7 bis sull'ordinamento degli enti locali, che punisce le violazioni alle
ordinanze del sindaco in base a specifiche disposizioni di legge. Ma,
trattandosi di atto compiuto nell'esercizio di una funzione pubblica,
consistente nel potere-dovere di provvedere in via d'urgenza, che si esprime in
un atto amministrativo ad intensa discrezionalità, si verte in un caso di
violazione affatto diversa, non prevista specificamente da nessuna disposizione
di legge e, quindi, incontrovertibilmente punibile ai sensi dell'art. 650 c.p..
Nè l'ordinanza sindacale può ritenersi illegittima sol perché nella stessa si
sia fatto riferimento, nella motivazione, alla disposizione di cui al D.Lgs. n.

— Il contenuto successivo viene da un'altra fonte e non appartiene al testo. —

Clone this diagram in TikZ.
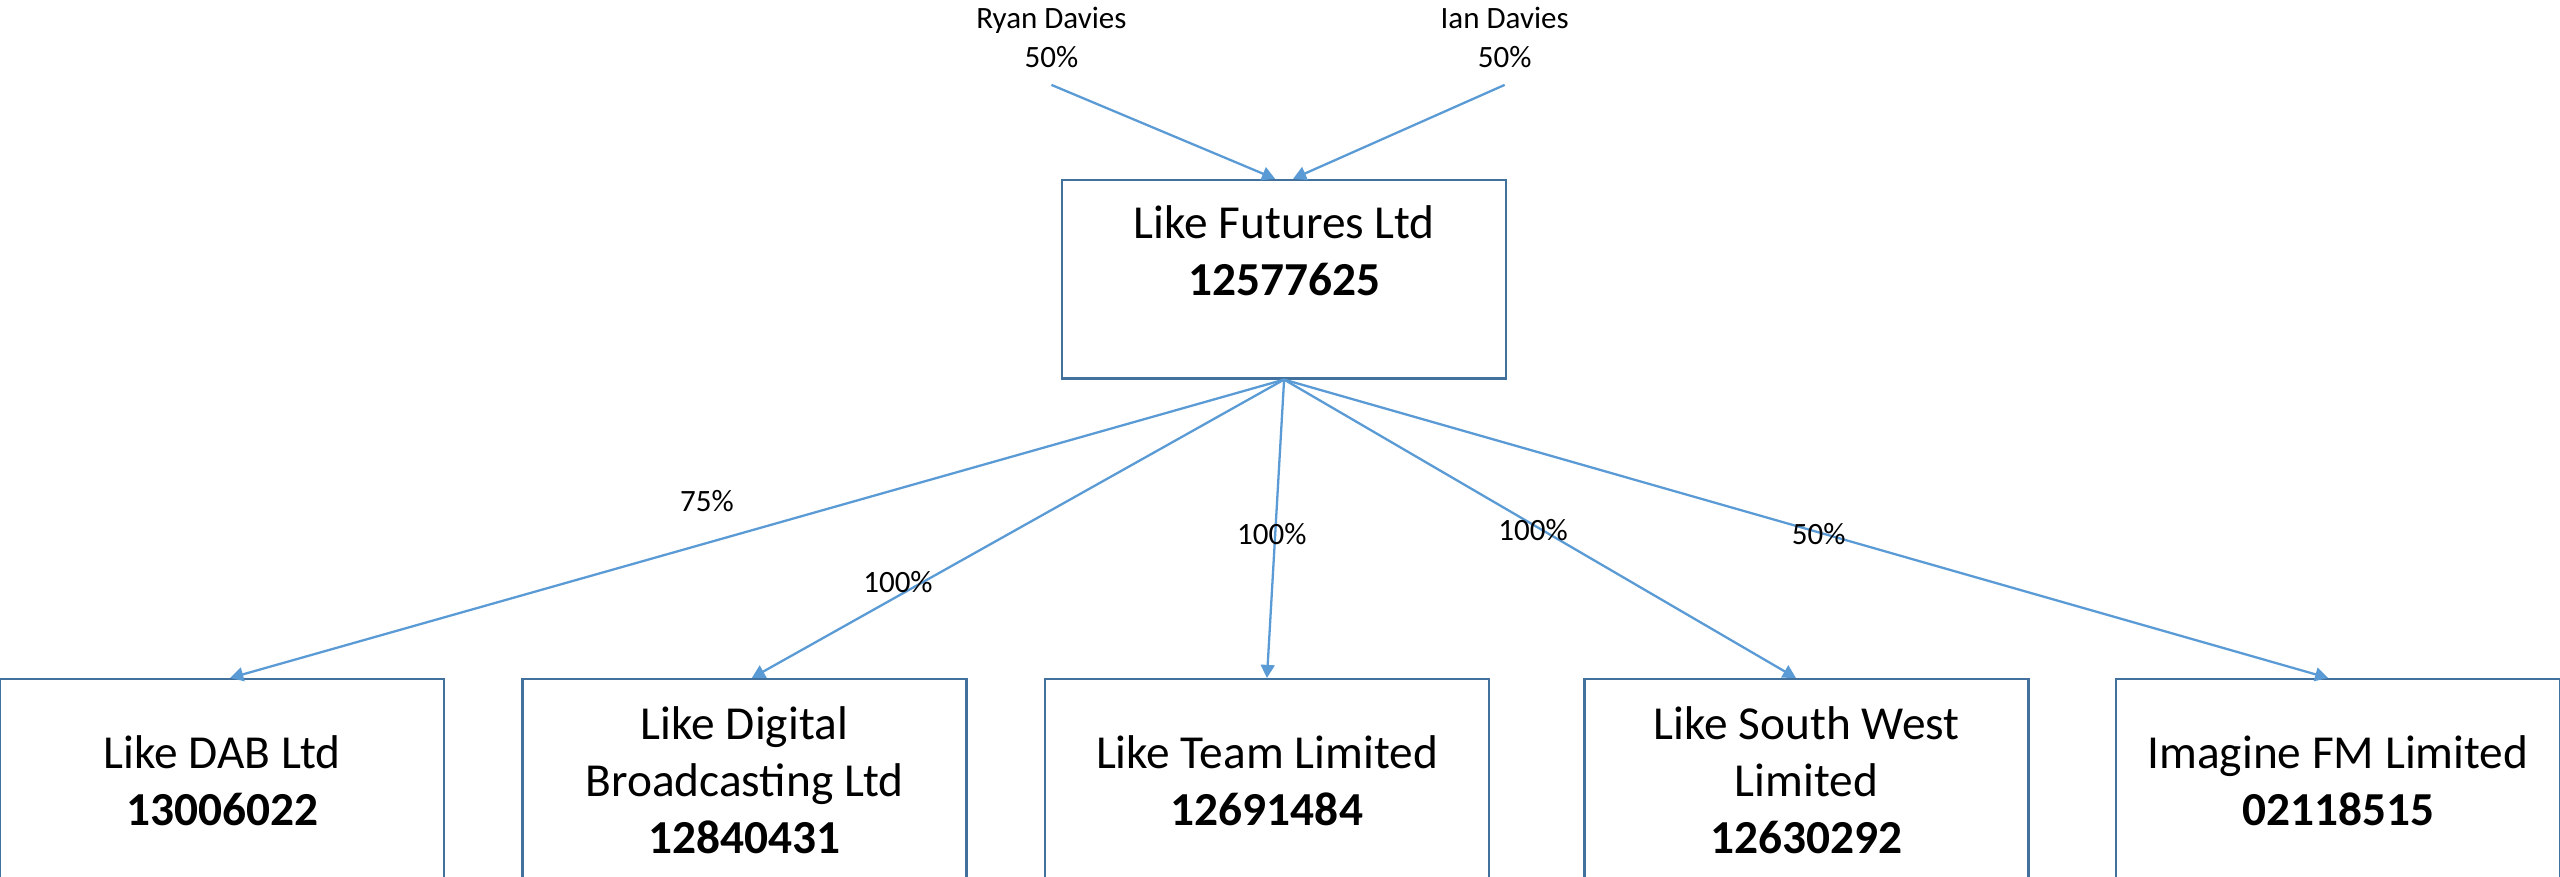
\documentclass[tikz,border=0pt]{standalone}
\usepackage{fontspec}
\setmainfont{Carlito}
\usetikzlibrary{arrows.meta,calc}
\definecolor{linkblue}{HTML}{5B9BD5}
\definecolor{boxblue}{HTML}{41719C}
\begin{document}
\begin{tikzpicture}[x=1pt,y=-1pt,
  company/.style={draw=boxblue, line width=1.5pt, minimum width=272pt, minimum height=121.5pt, inner sep=0pt, align=center, font=\fontsize{29}{35}\selectfont},
  owner/.style={align=center, inner sep=0pt, font=\fontsize{19}{24}\selectfont},
  share/.style={inner sep=0pt, font=\fontsize{19}{23}\selectfont},
  link/.style={draw=linkblue, line width=1.4pt, -{Triangle[length=8pt,width=8.5pt]}}]
\clip (0,0) rectangle (1568,537);
\useasboundingbox (0,0) rectangle (1568,537);
\fill[white] (0,0) rectangle (1568,537);

\node[company] (top) at (786.5,171) {Like Futures Ltd\\\textbf{12577625}\\~};

\node[company, minimum height=124pt] (dab) at (136,478) {Like DAB Ltd\\\textbf{13006022}};
\node[company, minimum height=124pt] (dig) at (456,478) {Like Digital\\Broadcasting Ltd\\\textbf{12840431}};
\node[company, minimum height=124pt] (team) at (776,478) {Like Team Limited\\\textbf{12691484}};
\node[company, minimum height=124pt] (sw) at (1106.5,478) {Like South West\\Limited\\\textbf{12630292}};
\node[company, minimum height=124pt] (fm) at (1432,478) {Imagine FM Limited\\\textbf{02118515}};

\node[owner, anchor=south] (ryan) at (644,42) {Ryan Davies\\50\%};
\node[owner, anchor=south] (ian) at (921.6,42) {Ian Davies\\50\%};

\draw[link] ([yshift=-10pt]ryan.south) -- ($(top.north)+(-5.5,0)$);
\draw[link] ([yshift=-10pt]ian.south) -- ($(top.north)+(5.5,0)$);

\draw[link] (top.south) -- ($(dab.north)+(5,0)$);
\draw[link] (top.south) -- ($(dig.north)+(4.5,0)$);
\draw[link] (top.south) -- (team.north);
\draw[link] (top.south) -- ($(sw.north)+(-6.5,0)$);
\draw[link] (top.south) -- ($(fm.north)+(-6,0)$);

\node[share] (p1) at (433,307) {75\%};
\node[share] (p2) at (550,356.5) {100\%};
\node[share] (p3) at (779,327) {100\%};
\node[share] (p4) at (939,324.5) {100\%};
\node[share] (p5) at (1114,327) {50\%};
\end{tikzpicture}
\end{document}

152 del 1999, art. 58, comma 1 - che prevede l'obbligo di procedere ad opere di
bonifica a carico di chi abbia provocato danni alle acque - per la semplice
ragione che tale richiamo lascia inalterata la natura di provvedimento
contingibile ed urgente, indubitabilmente attribuibile a quello che è stato
adottato nella fattispecie dal sindaco di Buggiano.
L'estrema genericità
della censura di cui al quarto motivo di gravame ne impedisce poi l'esame in
questa sede.
Da ciò deriva che il ricorso va respinto, con conseguente
condanna del ricorrente al pagamento delle spese processuali. P.Q.M.
Rigetta
il ricorso e condanna il ricorrente al pagamento delle spese
processuali.
Così deciso in Roma, il 16 gennaio 2007.